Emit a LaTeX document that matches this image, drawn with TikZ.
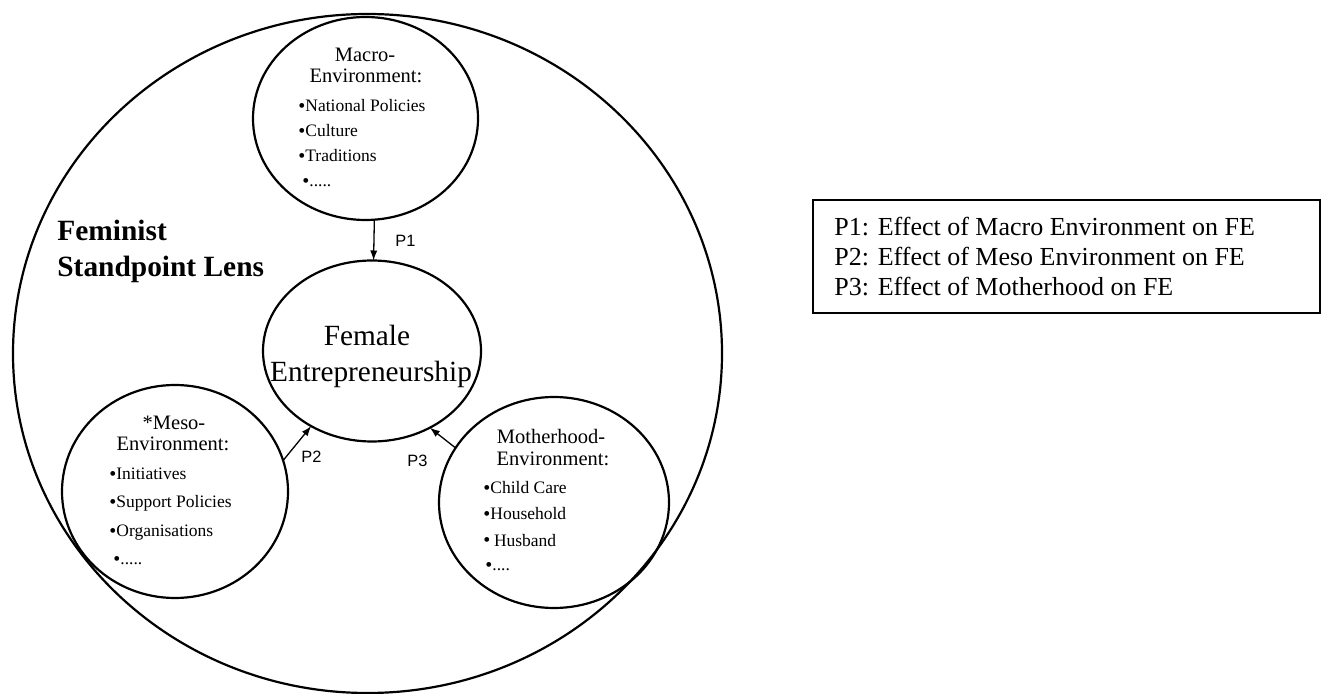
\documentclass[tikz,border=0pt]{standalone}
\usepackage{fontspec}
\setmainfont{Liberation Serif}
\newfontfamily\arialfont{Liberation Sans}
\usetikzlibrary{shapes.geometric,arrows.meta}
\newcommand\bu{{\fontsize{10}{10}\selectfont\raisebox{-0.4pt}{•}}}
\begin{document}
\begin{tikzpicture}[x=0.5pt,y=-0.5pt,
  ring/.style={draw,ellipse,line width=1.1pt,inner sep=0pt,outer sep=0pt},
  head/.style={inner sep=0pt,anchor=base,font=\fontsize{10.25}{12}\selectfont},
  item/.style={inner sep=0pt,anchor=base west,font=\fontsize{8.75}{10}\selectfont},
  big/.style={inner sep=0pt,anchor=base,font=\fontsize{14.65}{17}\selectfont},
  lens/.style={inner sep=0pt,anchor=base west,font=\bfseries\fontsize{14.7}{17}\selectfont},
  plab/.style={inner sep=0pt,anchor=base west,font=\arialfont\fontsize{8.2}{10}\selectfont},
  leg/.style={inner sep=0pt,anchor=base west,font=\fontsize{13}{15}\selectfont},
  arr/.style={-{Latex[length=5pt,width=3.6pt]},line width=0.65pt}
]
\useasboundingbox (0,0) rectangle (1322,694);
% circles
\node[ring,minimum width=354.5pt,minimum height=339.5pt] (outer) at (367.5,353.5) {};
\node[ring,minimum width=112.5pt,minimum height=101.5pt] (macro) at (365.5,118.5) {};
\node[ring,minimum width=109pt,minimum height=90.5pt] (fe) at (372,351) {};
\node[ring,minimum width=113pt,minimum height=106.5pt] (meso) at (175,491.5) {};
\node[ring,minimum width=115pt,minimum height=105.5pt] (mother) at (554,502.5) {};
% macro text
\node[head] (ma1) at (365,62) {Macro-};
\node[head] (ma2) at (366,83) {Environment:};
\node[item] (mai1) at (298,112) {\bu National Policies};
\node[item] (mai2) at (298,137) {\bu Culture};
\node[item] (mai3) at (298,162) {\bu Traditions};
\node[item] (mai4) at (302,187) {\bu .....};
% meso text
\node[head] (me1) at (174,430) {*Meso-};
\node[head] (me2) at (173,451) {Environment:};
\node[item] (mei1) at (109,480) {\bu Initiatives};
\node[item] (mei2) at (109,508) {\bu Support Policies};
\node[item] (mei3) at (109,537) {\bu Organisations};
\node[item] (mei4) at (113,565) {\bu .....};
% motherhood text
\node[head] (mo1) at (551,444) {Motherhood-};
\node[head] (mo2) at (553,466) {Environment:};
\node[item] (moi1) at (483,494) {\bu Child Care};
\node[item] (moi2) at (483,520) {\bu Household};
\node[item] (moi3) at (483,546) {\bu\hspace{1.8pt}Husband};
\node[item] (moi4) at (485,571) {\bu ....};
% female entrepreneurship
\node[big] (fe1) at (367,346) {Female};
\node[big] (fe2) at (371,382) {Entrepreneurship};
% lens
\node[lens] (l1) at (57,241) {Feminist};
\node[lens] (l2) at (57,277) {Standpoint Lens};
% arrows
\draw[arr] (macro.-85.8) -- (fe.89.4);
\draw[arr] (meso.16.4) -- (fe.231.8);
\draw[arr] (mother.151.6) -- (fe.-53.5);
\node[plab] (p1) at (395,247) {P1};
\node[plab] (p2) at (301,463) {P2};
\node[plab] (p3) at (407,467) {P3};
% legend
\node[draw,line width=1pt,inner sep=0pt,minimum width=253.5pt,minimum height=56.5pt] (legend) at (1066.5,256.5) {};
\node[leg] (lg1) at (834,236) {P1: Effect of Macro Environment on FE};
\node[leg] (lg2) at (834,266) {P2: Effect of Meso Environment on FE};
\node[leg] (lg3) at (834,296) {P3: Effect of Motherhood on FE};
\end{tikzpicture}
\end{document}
****************
**WHAT IS ASKED:** Return to the listing above and set it down exactly, leaving out its pictures.

**THE RESULT:**
Emit a LaTeX document that matches this image, drawn with TikZ.
\documentclass[tikz,border=0pt]{standalone}
\usepackage{fontspec}
\setmainfont{Liberation Serif}
\newfontfamily\arialfont{Liberation Sans}
\usetikzlibrary{shapes.geometric,arrows.meta}
\newcommand\bu{{\fontsize{10}{10}\selectfont\raisebox{-0.4pt}{•}}}
\begin{document}
\begin{tikzpicture}[x=0.5pt,y=-0.5pt,
  ring/.style={draw,ellipse,line width=1.1pt,inner sep=0pt,outer sep=0pt},
  head/.style={inner sep=0pt,anchor=base,font=\fontsize{10.25}{12}\selectfont},
  item/.style={inner sep=0pt,anchor=base west,font=\fontsize{8.75}{10}\selectfont},
  big/.style={inner sep=0pt,anchor=base,font=\fontsize{14.65}{17}\selectfont},
  lens/.style={inner sep=0pt,anchor=base west,font=\bfseries\fontsize{14.7}{17}\selectfont},
  plab/.style={inner sep=0pt,anchor=base west,font=\arialfont\fontsize{8.2}{10}\selectfont},
  leg/.style={inner sep=0pt,anchor=base west,font=\fontsize{13}{15}\selectfont},
  arr/.style={-{Latex[length=5pt,width=3.6pt]},line width=0.65pt}
]
\useasboundingbox (0,0) rectangle (1322,694);
% circles
\node[ring,minimum width=354.5pt,minimum height=339.5pt] (outer) at (367.5,353.5) {};
\node[ring,minimum width=112.5pt,minimum height=101.5pt] (macro) at (365.5,118.5) {};
\node[ring,minimum width=109pt,minimum height=90.5pt] (fe) at (372,351) {};
\node[ring,minimum width=113pt,minimum height=106.5pt] (meso) at (175,491.5) {};
\node[ring,minimum width=115pt,minimum height=105.5pt] (mother) at (554,502.5) {};
% macro text
\node[head] (ma1) at (365,62) {Macro-};
\node[head] (ma2) at (366,83) {Environment:};
\node[item] (mai1) at (298,112) {\bu National Policies};
\node[item] (mai2) at (298,137) {\bu Culture};
\node[item] (mai3) at (298,162) {\bu Traditions};
\node[item] (mai4) at (302,187) {\bu .....};
% meso text
\node[head] (me1) at (174,430) {*Meso-};
\node[head] (me2) at (173,451) {Environment:};
\node[item] (mei1) at (109,480) {\bu Initiatives};
\node[item] (mei2) at (109,508) {\bu Support Policies};
\node[item] (mei3) at (109,537) {\bu Organisations};
\node[item] (mei4) at (113,565) {\bu .....};
% motherhood text
\node[head] (mo1) at (551,444) {Motherhood-};
\node[head] (mo2) at (553,466) {Environment:};
\node[item] (moi1) at (483,494) {\bu Child Care};
\node[item] (moi2) at (483,520) {\bu Household};
\node[item] (moi3) at (483,546) {\bu\hspace{1.8pt}Husband};
\node[item] (moi4) at (485,571) {\bu ....};
% female entrepreneurship
\node[big] (fe1) at (367,346) {Female};
\node[big] (fe2) at (371,382) {Entrepreneurship};
% lens
\node[lens] (l1) at (57,241) {Feminist};
\node[lens] (l2) at (57,277) {Standpoint Lens};
% arrows
\draw[arr] (macro.-85.8) -- (fe.89.4);
\draw[arr] (meso.16.4) -- (fe.231.8);
\draw[arr] (mother.151.6) -- (fe.-53.5);
\node[plab] (p1) at (395,247) {P1};
\node[plab] (p2) at (301,463) {P2};
\node[plab] (p3) at (407,467) {P3};
% legend
\node[draw,line width=1pt,inner sep=0pt,minimum width=253.5pt,minimum height=56.5pt] (legend) at (1066.5,256.5) {};
\node[leg] (lg1) at (834,236) {P1: Effect of Macro Environment on FE};
\node[leg] (lg2) at (834,266) {P2: Effect of Meso Environment on FE};
\node[leg] (lg3) at (834,296) {P3: Effect of Motherhood on FE};
\end{tikzpicture}
\end{document}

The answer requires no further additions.